Shadow of the Almighty Faith Tabernacle Ministries
- Founded: 1998
- Founder: Rev. Paul D Dawson
- Type: Non-government organisation
- Focus: Well-being of all people, Evangelical
- Location: Chennai, TN - India;
- Region served: INDIA
- Key people: Rev. Paul D Dawson (founder)

= Shadow of the Almighty Faith Tabernacle Ministries =

Christian church in India

Shadow of the Almighty Faith Tabernacle Ministries (SAFTM) is a Christian church in India.

==History==
SAFTM was founded in 1998 by Rev. Paul D Dawson, who resigned his job as a senior executive in one of the Government of India's leading insurance companies after receiving the call for full-time ministry. After the inception of the SAFT Church, he now ministers with the main objective of teaching people about Faith & equipping them with knowledge of the supernatural resources on the Word of God, so that believers may experience the love of Christ. Alongside his wife Pas Priscilla Dawson, they continue to carry on their divine calling each day.

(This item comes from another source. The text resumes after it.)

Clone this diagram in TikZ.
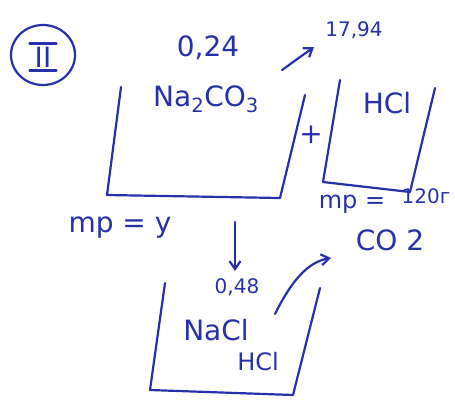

==Organization Information==
Shadow of the Almighty Faith Tabernacle Church ( SAFT Church ), is a church that strongly believes in preparing believers for eternity, and is expressed in every aspect of all its services. Special emphasis is laid on teaching the Word of God in its fullest perspective, so that the believer may lead a Victorious, Supernatural and complete life.